Amazon’s Alexa is set to receive a major upgrade that will bring its conversational capabilities more in line with modern chatbots like Google Bard or OpenAI’s ChatGPT, Dave Limp, SVP of Amazon Devices & Services, announced during the company’s 2023 Devices event on Wednesday. The long-running digital assistant will soon be driven by a purpose-built large language model that will be available in nearly every new Echo device.
“Our latest model has been specifically optimized for voice,” Limp told the assembled crowd, “and the things we know our customers love — like having access to real-time information, efficiently controlling their smart home, and getting the most out of their home entertainment.”
Amazon is itself no stranger to genAI technology, having spent more than a decade researching its “ambient intelligence” systems. Generative AI models, specifically Alexa Teacher, have long driven the background functions of Alexa devices. “With generative AI within reach, we started doubling down on the home about nine years ago, and we had an epiphany, ” Limp said. “We realized that all the investments in the R&D in the consumer electronics industry was being funneled into mobile phones. The SOCs, the displays, the chip sets, the sensors — it was be optimized to the phone.”
“That was understandable,” he conceded. “It’s a multi-billion-dollar-a-year industry. But at the same time, the place where you spend the vast majority of your life — your home — was virtually forgotten.”
The new model will be both “larger and more generalized,” Limp said, and will “help us take the next steps towards a remarkably different customer experience.” To that end, Amazon set out to design the LLM based on five foundational capabilities and then tune the model specifically for voice applications rather than mobile screens.
The voice optimizations simply mean that you won’t have to repeat Alexa every time you talk to it. Customers enrolled in the company’s Visual ID system will just need to face the screen before they start talking. What’s more, the new Alexa will be more forgiving of stumbling or pause-filled speech, and it will soon modulate its tone and emotion based on the context of the conversation.
The LLM will also be “connected to hundreds of thousands of real-world devices and services via APIs,” the company’s release reads. “It also enhances Alexa’s ability to process nuance and ambiguity—much like a person would—and intelligently take action.” As such, users will soon be able to program complex requests, like “Alexa, every weeknight at 9 PM, make an announcement that it’s bedtime for the kids, dim the lights upstairs, turn on the porch light, and switch on the fan in the bedroom,” all using just spoken commands.
Limp tried to show off those natural conversation capabilities during an on-stage demonstration Wednesday, however the Alexa was not particularly cooperative, patently ignoring two of Limp’s spoken prompts which required him to sheepishly repeat himself.

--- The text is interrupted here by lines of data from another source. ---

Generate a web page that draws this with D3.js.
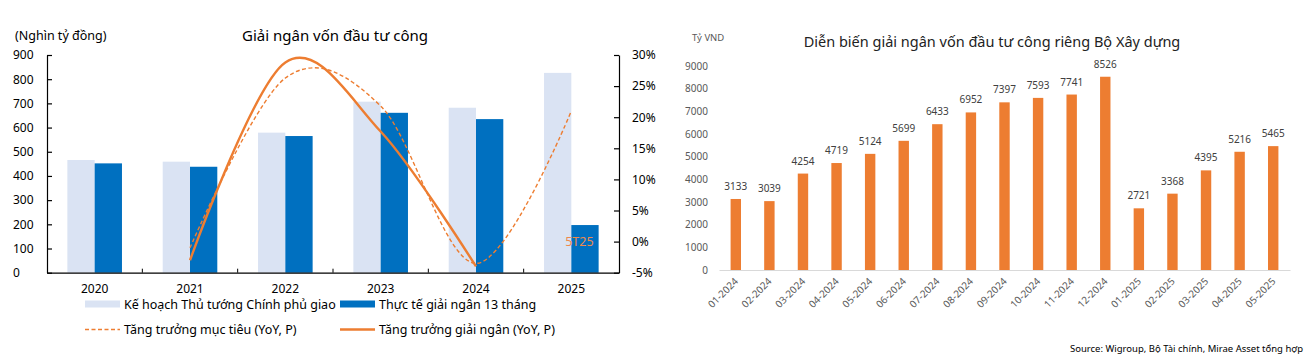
<!DOCTYPE html>
<html><head><meta charset="utf-8">
<script src="https://cdn.jsdelivr.net/npm/d3@7"></script>
<style>
html,body{margin:0;padding:0;background:#fff;}
svg{display:block;}
text{font-family:"Noto Sans","Open Sans",sans-serif;}
</style></head>
<body>
<svg id="c" width="1312" height="356"></svg>
<script>
// ---- Left chart data ----
const years = ["2020","2021","2022","2023","2024","2025"];
const planValues = [466, 459, 579, 707, 682, 826];
const actualValues = [452, 438, 565, 661, 635, 197];
const targetGrowthYears = ["2021","2022","2023","2024","2025"];
const targetGrowth = [-1.0, 26.3, 21.8, -3.5, 21.0];
const actualGrowthYears = ["2021","2022","2023","2024"];
const actualGrowth = [-3.0, 28.8, 17.7, -4.0];
const leftTicks = [0,100,200,300,400,500,600,700,800,900];
const rightTicks = [-5,0,5,10,15,20,25,30];

// ---- Right chart data ----
const months = ["01-2024","02-2024","03-2024","04-2024","05-2024","06-2024","07-2024","08-2024","09-2024","10-2024","11-2024","12-2024","01-2025","02-2025","03-2025","04-2025","05-2025"];
const mocValues = [3133,3039,4254,4719,5124,5699,6433,6952,7397,7593,7741,8526,2721,3368,4395,5216,5465];
const mocTicks = [0,1000,2000,3000,4000,5000,6000,7000,8000,9000];

const LIGHT = "#DAE3F3", DARK = "#0070C0", ORANGE = "#ED7D31";
const svg = d3.select("#c");

// ================= LEFT CHART =================
const L = {x0:47, x1:619, yTop:55, yBot:272.7};
const xL = d3.scaleBand().domain(years).range([L.x0, L.x1]).padding(0);
const xSub = d3.scaleBand().domain(["plan","actual"]).range([0, xL.bandwidth()]).paddingInner(0).paddingOuter(0.746);
const yL = d3.scaleLinear().domain([0,900]).range([L.yBot, L.yTop]);
const yR = d3.scaleLinear().domain([-5,30]).range([L.yBot, L.yTop]);

const gL = svg.append("g");
const bars = years.map((y,i)=>({y, plan:planValues[i], actual:actualValues[i]}));
gL.selectAll("rect.plan").data(bars).enter().append("rect")
  .attr("x", d=>xL(d.y)+xSub("plan")).attr("width", xSub.bandwidth())
  .attr("y", d=>yL(d.plan)).attr("height", d=>yL(0)-yL(d.plan)).attr("fill", LIGHT);
gL.selectAll("rect.act").data(bars).enter().append("rect")
  .attr("x", d=>xL(d.y)+xSub("actual")).attr("width", xSub.bandwidth())
  .attr("y", d=>yL(d.actual)).attr("height", d=>yL(0)-yL(d.actual)).attr("fill", DARK);

const cx = y => xL(y)+xL.bandwidth()/2;
const line = d3.line().x(d=>cx(d[0])).y(d=>yR(d[1])).curve(d3.curveCardinal.tension(0));
gL.append("path").datum(targetGrowthYears.map((y,i)=>[y,targetGrowth[i]]))
  .attr("d", line).attr("fill","none").attr("stroke",ORANGE).attr("stroke-width",1.4).attr("stroke-dasharray","4,2.5");
gL.append("path").datum(actualGrowthYears.map((y,i)=>[y,actualGrowth[i]]))
  .attr("d", line).attr("fill","none").attr("stroke",ORANGE).attr("stroke-width",2.4);

const axL = gL.append("g").attr("transform",`translate(${L.x0},0)`)
  .call(d3.axisLeft(yL).tickValues(leftTicks).tickSizeInner(-5).tickSizeOuter(0).tickPadding(14));
axL.selectAll("text").attr("text-anchor","start").attr("x",-34).attr("font-size","12px").attr("fill","#000");
const axR = gL.append("g").attr("transform",`translate(${L.x1},0)`)
  .call(d3.axisRight(yR).tickValues(rightTicks).tickSizeInner(-5).tickSizeOuter(0).tickFormat(d=>d+"%"));
axR.selectAll("text").attr("x",13).attr("font-size","12px").attr("fill","#000");
const axB = gL.append("g").attr("transform",`translate(0,${L.yBot})`)
  .call(d3.axisBottom(xL).tickSize(0).tickSizeOuter(0).tickPadding(13));
axB.selectAll("text").attr("font-size","12px").attr("fill","#000").attr("dy","0.6em");
gL.selectAll("line.bt").data(years.slice(1)).enter().append("line")
  .attr("x1",d=>xL(d)).attr("x2",d=>xL(d)).attr("y1",L.yBot).attr("y2",L.yBot-4).attr("stroke","#000");
[axL,axR,axB].forEach(a=>{a.selectAll("path,line").attr("stroke","#000").attr("stroke-width",1.2);});

gL.append("text").attr("x",15).attr("y",40).attr("font-size","12.5px").text("(Nghìn tỷ đồng)");
gL.append("text").attr("x",335).attr("y",41).attr("text-anchor","middle").attr("font-size","15px").text("Giải ngân vốn đầu tư công");
gL.append("text").attr("x",cx("2025")+8).attr("y",246).attr("text-anchor","middle").attr("font-size","12.5px").attr("fill","#EE8A4C").text("5T25");

const lg = gL.append("g").attr("font-size","12.5px");
lg.append("rect").attr("x",85).attr("y",300.5).attr("width",35).attr("height",7).attr("fill",LIGHT);
lg.append("text").attr("x",124).attr("y",308.5).text("Kế hoạch Thủ tướng Chính phủ giao");
lg.append("rect").attr("x",340).attr("y",300.5).attr("width",35).attr("height",7).attr("fill",DARK);
lg.append("text").attr("x",379).attr("y",308.5).text("Thực tế giải ngân 13 tháng");
lg.append("line").attr("x1",85).attr("x2",120).attr("y1",329.5).attr("y2",329.5).attr("stroke",ORANGE).attr("stroke-width",1.4).attr("stroke-dasharray","4,2.5");
lg.append("text").attr("x",124).attr("y",334).text("Tăng trưởng mục tiêu (YoY, P)");
lg.append("line").attr("x1",340).attr("x2",375).attr("y1",329.5).attr("y2",329.5).attr("stroke",ORANGE).attr("stroke-width",2.4);
lg.append("text").attr("x",379).attr("y",334).text("Tăng trưởng giải ngân (YoY, P)");

// ================= RIGHT CHART =================
const R = {x0:719, x1:1290, yTop:66, yBot:270};
const xM = d3.scaleBand().domain(months).range([R.x0,R.x1]).paddingInner(0.69).paddingOuter(0.345);
const yM = d3.scaleLinear().domain([0,9000]).range([R.yBot,R.yTop]);
const gR = svg.append("g");
const md = months.map((m,i)=>({m, v:mocValues[i]}));
gR.selectAll("rect").data(md).enter().append("rect")
  .attr("x",d=>xM(d.m)).attr("width",xM.bandwidth())
  .attr("y",d=>yM(d.v)).attr("height",d=>yM(0)-yM(d.v)).attr("fill",ORANGE);
gR.selectAll("text.v").data(md).enter().append("text")
  .attr("x",d=>xM(d.m)+xM.bandwidth()/2).attr("y",d=>yM(d.v)-9)
  .attr("text-anchor","middle").attr("font-size","10px").attr("fill","#404040").text(d=>d.v);
const ayM = gR.append("g").attr("transform",`translate(${R.x0-11},0)`)
  .call(d3.axisLeft(yM).tickValues(mocTicks).tickSize(0).tickPadding(0).tickFormat(d3.format("d")));
ayM.select("path").remove();
ayM.selectAll("text").attr("font-size","10px").attr("fill","#595959");
const axM = gR.append("g").attr("transform",`translate(0,${R.yBot})`)
  .call(d3.axisBottom(xM).tickSize(0).tickSizeOuter(0).tickPadding(0));
axM.select("path").attr("stroke","#D9D9D9").attr("stroke-width",1.2);
axM.selectAll("text").attr("font-size","10px").attr("fill","#595959")
  .attr("text-anchor","end").attr("dy","0").attr("y",0)
  .attr("transform","translate(3,12) rotate(-45)");
gR.append("text").attr("x",692).attr("y",41).attr("font-size","9.5px").attr("fill","#595959").text("Tỷ VND");
gR.append("text").attr("x",992).attr("y",47).attr("text-anchor","middle").attr("font-size","14.5px").attr("fill","#222").text("Diễn biến giải ngân vốn đầu tư công riêng Bộ Xây dựng");
gR.append("text").attr("x",1303).attr("y",352).attr("text-anchor","end").attr("font-size","9.5px")
  .attr("font-family","'Liberation Sans',Arial,sans-serif").attr("fill","#000").text("Source: Wigroup, Bộ Tài chính, Mirae Asset tổng hợp");
</script>
</body></html>
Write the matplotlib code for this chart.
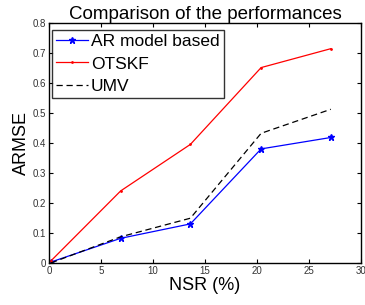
import matplotlib
matplotlib.use("Agg")
import matplotlib.pyplot as plt

plt.rcParams['font.family'] = ['Liberation Sans', 'DejaVu Sans']

# NSR values (%) and ARMSE of each method
nsr = [0.2, 6.9, 13.6, 20.4, 27.1]
ar_model = [0.003, 0.082, 0.130, 0.380, 0.418]
otskf = [0.007, 0.240, 0.395, 0.651, 0.714]
umv = [0.000, 0.087, 0.149, 0.432, 0.512]

x_ticks = [0, 5, 10, 15, 20, 25, 30]
y_ticks = [0, 0.1, 0.2, 0.3, 0.4, 0.5, 0.6, 0.7, 0.8]
y_tick_labels = ['0', '0.1', '0.2', '0.3', '0.4', '0.5', '0.6', '0.7', '0.8']

fig = plt.figure(figsize=(3.65, 3.05), dpi=100)
ax = fig.add_axes([0.134, 0.138, 0.855, 0.787])

ax.plot(nsr, ar_model, color='blue', linewidth=0.9, marker='*', markersize=4.5,
        label='AR model based')
ax.plot(nsr, otskf, color='red', linewidth=0.9, marker='.', markersize=2,
        label='OTSKF')
ax.plot(nsr, umv, color='black', linewidth=0.9, linestyle=(0, (5, 3)),
        label='UMV')

ax.set_xlim(0, 30)
ax.set_ylim(0, 0.8)
ax.set_xticks(x_ticks)
ax.set_yticks(y_ticks)
ax.set_yticklabels(y_tick_labels)
ax.tick_params(direction='in', top=True, right=True, labelsize=7,
               length=3, width=0.8, pad=2, labelcolor='#333333')
for spine in ax.spines.values():
    spine.set_linewidth(1.0)

ax.set_title('Comparison of the performances', fontsize=13.5, pad=3)
ax.set_xlabel('NSR (%)', fontsize=13, labelpad=1)
ax.set_ylabel('ARMSE', fontsize=13, labelpad=2)

leg = ax.legend(loc='upper left', bbox_to_anchor=(0.01, 0.972),
                fontsize=12.5, frameon=True, fancybox=False,
                edgecolor='black', handlelength=1.85, handletextpad=0.15,
                borderpad=0.25, labelspacing=0.42, borderaxespad=0)
leg.get_frame().set_linewidth(1.0)

fig.savefig('out.png', dpi=100)
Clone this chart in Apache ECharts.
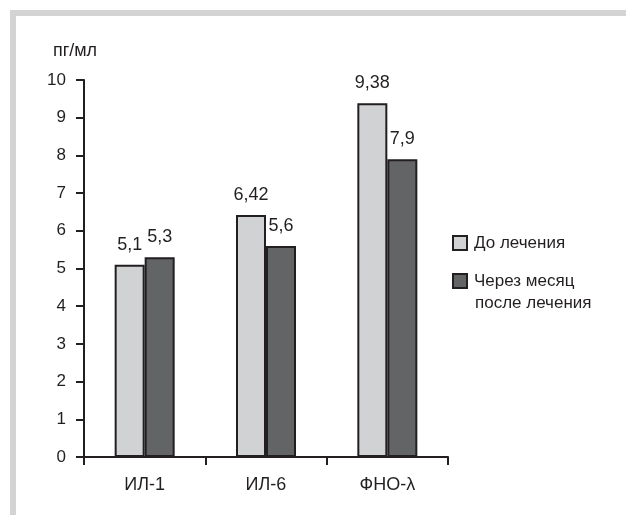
<!DOCTYPE html>
<html>
<head>
<meta charset="utf-8">
<script src="https://cdn.jsdelivr.net/npm/echarts@6/dist/echarts.min.js"></script>
<style>
  html, body { margin: 0; padding: 0; background: #fff; }
  #chart { width: 626px; height: 515px; }
</style>
</head>
<body>
<div id="chart"></div>
<script>
// Cytokine levels before and one month after treatment
const categories = ['ИЛ-1', 'ИЛ-6', 'ФНО-λ'];
const seriesNames = ['До лечения', 'Через месяц\nпосле лечения'];
const beforeValues = [5.1, 6.42, 9.38];
const afterValues = [5.3, 5.6, 7.9];
const yTicks = [0, 1, 2, 3, 4, 5, 6, 7, 8, 9, 10];

const FONT = '"Liberation Sans", Arial, sans-serif';
const INK = '#231f20';
const fmt = v => String(v.value).replace('.', ',');

// legend shows the first line next to the swatch, the rest goes underneath
const firstLine = name => name.split('\n')[0];
const restLines = name => name.split('\n').slice(1).join('\n');

const chart = echarts.init(document.getElementById('chart'), null, { renderer: 'canvas' });

chart.setOption({
  animation: false,
  backgroundColor: '#ffffff',
  textStyle: { fontFamily: FONT },
  graphic: [
    { type: 'rect', shape: { x: 10, y: 10, width: 616, height: 6 }, style: { fill: '#d4d4d4' }, z: -1 },
    { type: 'rect', shape: { x: 10, y: 10, width: 6, height: 505 }, style: { fill: '#d4d4d4' }, z: -1 },
    {
      type: 'text', left: 475, top: 295,
      style: { text: restLines(seriesNames[1]), font: '17px ' + FONT, fill: INK }
    }
  ],
  grid: { left: 84, right: 178, top: 80, bottom: 58, containLabel: false },
  legend: {
    orient: 'vertical',
    left: 447,
    top: 228,
    itemWidth: 14,
    itemHeight: 14,
    itemGap: 18,
    icon: 'rect',
    selectedMode: false,
    formatter: firstLine,
    itemStyle: { borderColor: INK, borderWidth: 2 },
    textStyle: { fontFamily: FONT, fontSize: 17, color: INK, lineHeight: 20, padding: [0, 0, 0, 2] },
    data: seriesNames
  },
  xAxis: {
    type: 'category',
    data: categories,
    axisLine: { lineStyle: { color: INK, width: 2 } },
    axisTick: { show: true, length: 8, lineStyle: { color: INK, width: 2 } },
    axisLabel: { fontFamily: FONT, fontSize: 18, color: INK, margin: 19 },
    splitLine: { show: false }
  },
  yAxis: {
    type: 'value',
    min: yTicks[0],
    max: yTicks[yTicks.length - 1],
    interval: 1,
    name: 'пг/мл',
    nameLocation: 'end',
    nameGap: 20,
    nameTextStyle: { fontFamily: FONT, fontSize: 18, color: INK, align: 'center', padding: [0, 18, 0, 0] },
    axisLine: { show: true, lineStyle: { color: INK, width: 2 } },
    axisTick: { show: true, length: 8, lineStyle: { color: INK, width: 2 } },
    axisLabel: { fontFamily: FONT, fontSize: 17, color: INK, margin: 18 },
    splitLine: { show: false }
  },
  series: [
    {
      name: seriesNames[0],
      type: 'bar',
      data: beforeValues,
      barWidth: 30,
      barGap: '0%',
      itemStyle: { color: '#d1d2d4', borderColor: INK, borderWidth: 2 },
      label: { show: true, position: 'top', distance: 11, formatter: fmt, fontFamily: FONT, fontSize: 18, color: INK }
    },
    {
      name: seriesNames[1],
      type: 'bar',
      data: afterValues,
      barWidth: 30,
      barGap: '0%',
      itemStyle: { color: '#636466', borderColor: INK, borderWidth: 2 },
      label: { show: true, position: 'top', distance: 11, formatter: fmt, fontFamily: FONT, fontSize: 18, color: INK }
    }
  ]
});
</script>
</body>
</html>
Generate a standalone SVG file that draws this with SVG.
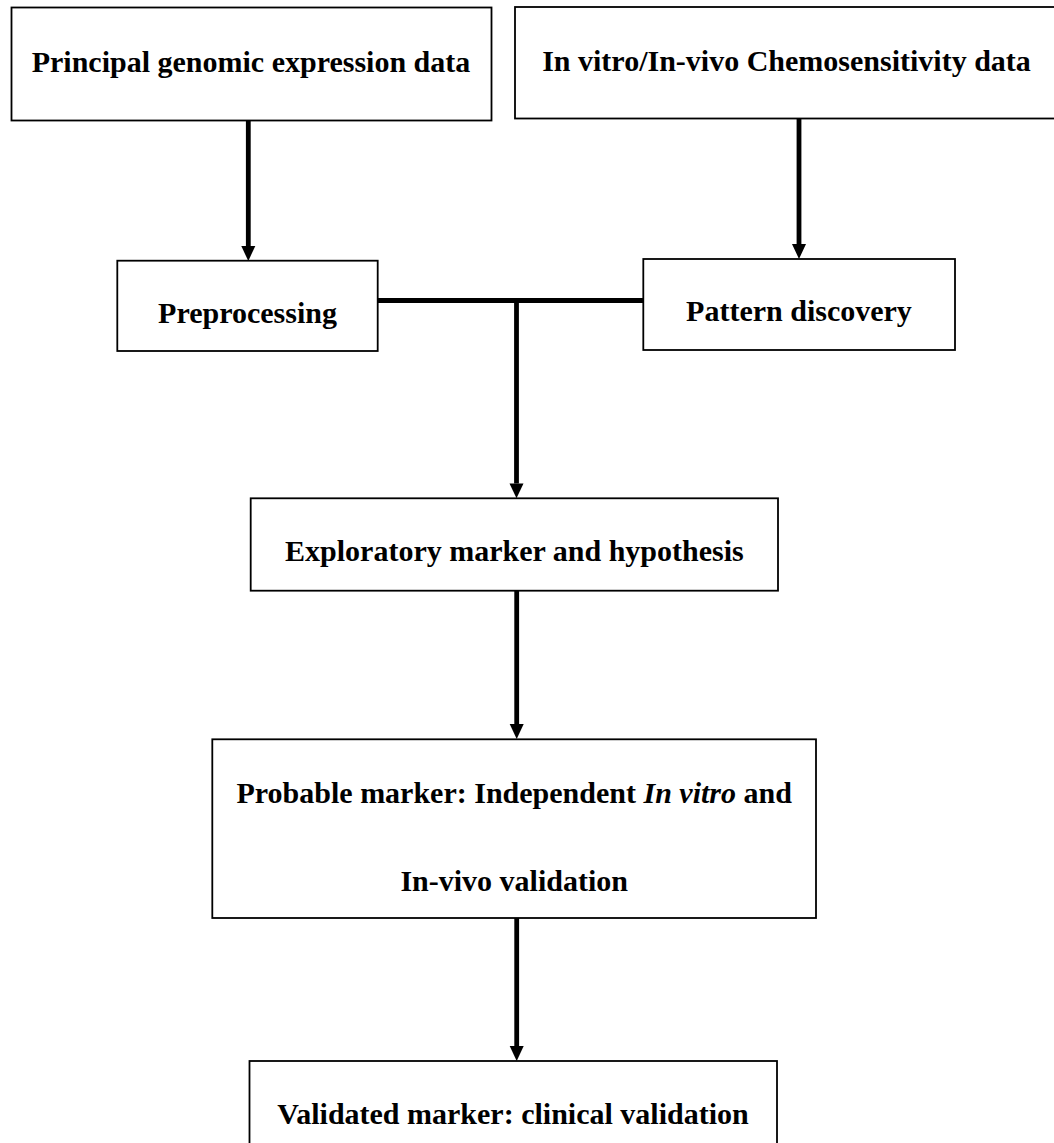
<svg xmlns="http://www.w3.org/2000/svg" width="1054" height="1143" viewBox="0 0 1054 1143">
  <style>
    .box { fill: #ffffff; stroke: #000000; stroke-width: 1.8; }
    .label { font-family: "Liberation Serif", "Times New Roman", serif; font-weight: bold; font-size: 30px; fill: #000000; text-anchor: middle; }
    .link { stroke: #000000; stroke-width: 4.8; fill: none; }
    .head { fill: #000000; }
    .it { font-style: italic; }
  </style>

  <rect width="1054" height="1143" fill="#ffffff"/>

  <!-- connectors: thick shafts with solid triangular heads -->
  <g id="connectors">
    <line class="link" x1="248.3" y1="120.5" x2="248.3" y2="246" />
    <path class="head" d="M241.3,246 L255.3,246 L248.3,261 Z"/>
    <line class="link" x1="799" y1="118.5" x2="799" y2="244" />
    <path class="head" d="M792,244 L806,244 L799,259 Z"/>
    <line class="link" x1="377.7" y1="300.5" x2="645" y2="300.5" />
    <line class="link" x1="516.5" y1="298.5" x2="516.5" y2="483.5" />
    <path class="head" d="M509.5,483.5 L523.5,483.5 L516.5,498.3 Z"/>
    <line class="link" x1="516.7" y1="591" x2="516.7" y2="724" />
    <path class="head" d="M509.7,724 L523.7,724 L516.7,739 Z"/>
    <line class="link" x1="516.7" y1="918" x2="516.7" y2="1046" />
    <path class="head" d="M509.7,1046 L523.7,1046 L516.7,1061 Z"/>
  </g>

  <g id="node-genomic">
    <rect class="box" x="11.5" y="7.5" width="480" height="113"/>
    <text class="label" x="251" y="71.5">Principal genomic expression data</text>
  </g>

  <g id="node-chemosensitivity">
    <rect class="box" x="515" y="7" width="543" height="111.5"/>
    <text class="label" x="786.5" y="71">In vitro/In-vivo Chemosensitivity data</text>
  </g>

  <g id="node-preprocessing">
    <rect class="box" x="117.3" y="260.7" width="260.4" height="90.3"/>
    <text class="label" x="247.5" y="323">Preprocessing</text>
  </g>

  <g id="node-pattern">
    <rect class="box" x="643.3" y="259" width="311.7" height="91"/>
    <text class="label" x="799" y="321">Pattern discovery</text>
  </g>

  <g id="node-exploratory">
    <rect class="box" x="250.7" y="498.3" width="527.3" height="92.4"/>
    <text class="label" x="514.4" y="561">Exploratory marker and hypothesis</text>
  </g>

  <g id="node-probable">
    <rect class="box" x="212.3" y="739.3" width="603.7" height="178.7"/>
    <text class="label" x="514.2" y="802.5">Probable marker: Independent <tspan class="it">In vitro</tspan> and</text>
    <text class="label" x="514.2" y="891">In-vivo validation</text>
  </g>

  <g id="node-validated">
    <rect class="box" x="249.5" y="1061" width="527.5" height="100"/>
    <text class="label" x="513" y="1124">Validated marker: clinical validation</text>
  </g>
</svg>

The new model is far from Amazon’s only genAI project. The company recently released a generative model to help its e-commerce sellers write product listings as well as incorporated a slew of AI-based features into its Thursday Night Football broadcasts at the start of the NFL season. The company has also weathered criticism from the Writers Guild of America over the retailer’s allowance of AI-generated book listings which infringe heavily upon copyrighted works (and occasionally recommend eating suspect mushrooms).
The new LLM will be available to existing Echo owners as part of a free preview on the devices they already own as well on every new Echo device sold, starting in 2024.